*Directions for this task:* Copy out every line exactly, passing over the pictures.

*Dataset content:*
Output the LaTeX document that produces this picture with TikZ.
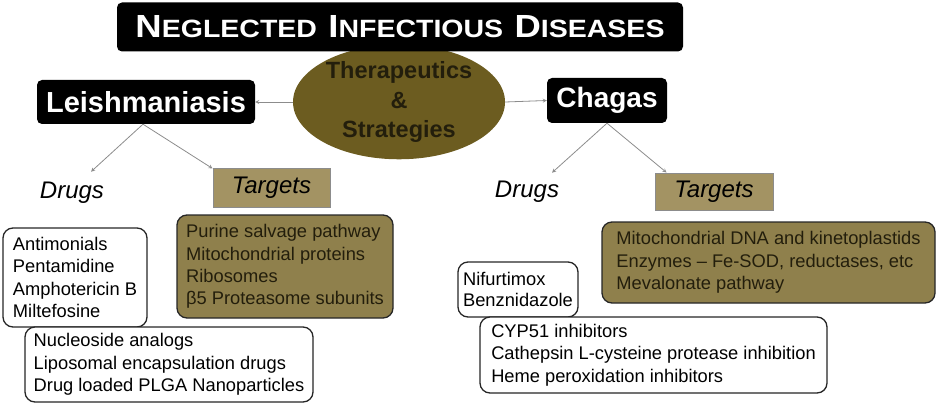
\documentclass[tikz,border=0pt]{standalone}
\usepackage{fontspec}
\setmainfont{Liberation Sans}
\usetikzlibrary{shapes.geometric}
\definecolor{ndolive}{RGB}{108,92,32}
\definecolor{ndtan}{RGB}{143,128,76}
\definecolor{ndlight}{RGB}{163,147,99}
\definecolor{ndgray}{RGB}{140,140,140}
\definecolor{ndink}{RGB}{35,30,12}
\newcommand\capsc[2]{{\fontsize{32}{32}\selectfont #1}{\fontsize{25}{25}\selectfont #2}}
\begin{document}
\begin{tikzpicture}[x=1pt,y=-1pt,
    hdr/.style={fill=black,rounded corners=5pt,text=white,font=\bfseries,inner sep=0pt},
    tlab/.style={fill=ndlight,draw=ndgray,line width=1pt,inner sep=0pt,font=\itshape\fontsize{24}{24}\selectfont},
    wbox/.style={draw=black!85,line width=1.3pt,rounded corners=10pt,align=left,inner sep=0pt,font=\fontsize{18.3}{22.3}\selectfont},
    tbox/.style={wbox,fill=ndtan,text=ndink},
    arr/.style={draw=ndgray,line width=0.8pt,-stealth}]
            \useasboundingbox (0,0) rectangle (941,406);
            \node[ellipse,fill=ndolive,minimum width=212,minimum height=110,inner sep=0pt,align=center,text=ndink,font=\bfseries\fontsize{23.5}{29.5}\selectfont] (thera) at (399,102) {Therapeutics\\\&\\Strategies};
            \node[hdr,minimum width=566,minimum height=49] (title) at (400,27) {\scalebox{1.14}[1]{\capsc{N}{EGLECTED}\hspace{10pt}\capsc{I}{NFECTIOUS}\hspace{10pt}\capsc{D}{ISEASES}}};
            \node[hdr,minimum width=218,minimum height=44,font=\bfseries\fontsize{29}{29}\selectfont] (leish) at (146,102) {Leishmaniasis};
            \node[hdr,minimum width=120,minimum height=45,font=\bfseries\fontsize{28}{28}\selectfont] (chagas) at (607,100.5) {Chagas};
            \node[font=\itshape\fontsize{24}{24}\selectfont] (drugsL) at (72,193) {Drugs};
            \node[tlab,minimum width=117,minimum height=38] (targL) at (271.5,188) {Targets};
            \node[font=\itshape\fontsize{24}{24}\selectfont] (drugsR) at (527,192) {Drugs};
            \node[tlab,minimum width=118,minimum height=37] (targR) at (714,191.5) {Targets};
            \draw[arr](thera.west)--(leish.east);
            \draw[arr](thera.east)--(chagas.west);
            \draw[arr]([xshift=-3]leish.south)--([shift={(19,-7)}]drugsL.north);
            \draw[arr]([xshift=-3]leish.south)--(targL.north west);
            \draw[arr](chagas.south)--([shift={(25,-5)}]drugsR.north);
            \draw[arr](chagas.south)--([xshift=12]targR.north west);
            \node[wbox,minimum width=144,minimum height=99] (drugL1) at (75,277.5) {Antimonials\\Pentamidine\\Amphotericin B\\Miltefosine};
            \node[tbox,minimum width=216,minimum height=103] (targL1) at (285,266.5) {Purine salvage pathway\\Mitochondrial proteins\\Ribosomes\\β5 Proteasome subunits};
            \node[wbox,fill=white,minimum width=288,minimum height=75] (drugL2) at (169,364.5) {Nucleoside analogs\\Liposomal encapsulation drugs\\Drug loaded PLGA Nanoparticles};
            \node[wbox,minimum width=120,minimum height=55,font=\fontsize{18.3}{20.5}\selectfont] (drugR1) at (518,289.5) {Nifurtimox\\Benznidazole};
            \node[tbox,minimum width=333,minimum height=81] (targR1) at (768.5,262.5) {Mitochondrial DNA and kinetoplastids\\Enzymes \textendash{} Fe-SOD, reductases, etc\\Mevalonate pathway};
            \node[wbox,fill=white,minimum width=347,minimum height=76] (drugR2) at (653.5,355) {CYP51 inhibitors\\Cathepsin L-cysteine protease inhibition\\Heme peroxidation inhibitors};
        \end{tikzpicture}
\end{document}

*Result below:*
Output the LaTeX document that produces this picture with TikZ.
\documentclass[tikz,border=0pt]{standalone}
\usepackage{fontspec}
\setmainfont{Liberation Sans}
\usetikzlibrary{shapes.geometric}
\definecolor{ndolive}{RGB}{108,92,32}
\definecolor{ndtan}{RGB}{143,128,76}
\definecolor{ndlight}{RGB}{163,147,99}
\definecolor{ndgray}{RGB}{140,140,140}
\definecolor{ndink}{RGB}{35,30,12}
\newcommand\capsc[2]{{\fontsize{32}{32}\selectfont #1}{\fontsize{25}{25}\selectfont #2}}
\begin{document}
\begin{tikzpicture}[x=1pt,y=-1pt,
    hdr/.style={fill=black,rounded corners=5pt,text=white,font=\bfseries,inner sep=0pt},
    tlab/.style={fill=ndlight,draw=ndgray,line width=1pt,inner sep=0pt,font=\itshape\fontsize{24}{24}\selectfont},
    wbox/.style={draw=black!85,line width=1.3pt,rounded corners=10pt,align=left,inner sep=0pt,font=\fontsize{18.3}{22.3}\selectfont},
    tbox/.style={wbox,fill=ndtan,text=ndink},
    arr/.style={draw=ndgray,line width=0.8pt,-stealth}]
            \useasboundingbox (0,0) rectangle (941,406);
            \node[ellipse,fill=ndolive,minimum width=212,minimum height=110,inner sep=0pt,align=center,text=ndink,font=\bfseries\fontsize{23.5}{29.5}\selectfont] (thera) at (399,102) {Therapeutics\\\&\\Strategies};
            \node[hdr,minimum width=566,minimum height=49] (title) at (400,27) {\scalebox{1.14}[1]{\capsc{N}{EGLECTED}\hspace{10pt}\capsc{I}{NFECTIOUS}\hspace{10pt}\capsc{D}{ISEASES}}};
            \node[hdr,minimum width=218,minimum height=44,font=\bfseries\fontsize{29}{29}\selectfont] (leish) at (146,102) {Leishmaniasis};
            \node[hdr,minimum width=120,minimum height=45,font=\bfseries\fontsize{28}{28}\selectfont] (chagas) at (607,100.5) {Chagas};
            \node[font=\itshape\fontsize{24}{24}\selectfont] (drugsL) at (72,193) {Drugs};
            \node[tlab,minimum width=117,minimum height=38] (targL) at (271.5,188) {Targets};
            \node[font=\itshape\fontsize{24}{24}\selectfont] (drugsR) at (527,192) {Drugs};
            \node[tlab,minimum width=118,minimum height=37] (targR) at (714,191.5) {Targets};
            \draw[arr](thera.west)--(leish.east);
            \draw[arr](thera.east)--(chagas.west);
            \draw[arr]([xshift=-3]leish.south)--([shift={(19,-7)}]drugsL.north);
            \draw[arr]([xshift=-3]leish.south)--(targL.north west);
            \draw[arr](chagas.south)--([shift={(25,-5)}]drugsR.north);
            \draw[arr](chagas.south)--([xshift=12]targR.north west);
            \node[wbox,minimum width=144,minimum height=99] (drugL1) at (75,277.5) {Antimonials\\Pentamidine\\Amphotericin B\\Miltefosine};
            \node[tbox,minimum width=216,minimum height=103] (targL1) at (285,266.5) {Purine salvage pathway\\Mitochondrial proteins\\Ribosomes\\β5 Proteasome subunits};
            \node[wbox,fill=white,minimum width=288,minimum height=75] (drugL2) at (169,364.5) {Nucleoside analogs\\Liposomal encapsulation drugs\\Drug loaded PLGA Nanoparticles};
            \node[wbox,minimum width=120,minimum height=55,font=\fontsize{18.3}{20.5}\selectfont] (drugR1) at (518,289.5) {Nifurtimox\\Benznidazole};
            \node[tbox,minimum width=333,minimum height=81] (targR1) at (768.5,262.5) {Mitochondrial DNA and kinetoplastids\\Enzymes \textendash{} Fe-SOD, reductases, etc\\Mevalonate pathway};
            \node[wbox,fill=white,minimum width=347,minimum height=76] (drugR2) at (653.5,355) {CYP51 inhibitors\\Cathepsin L-cysteine protease inhibition\\Heme peroxidation inhibitors};
        \end{tikzpicture}
\end{document}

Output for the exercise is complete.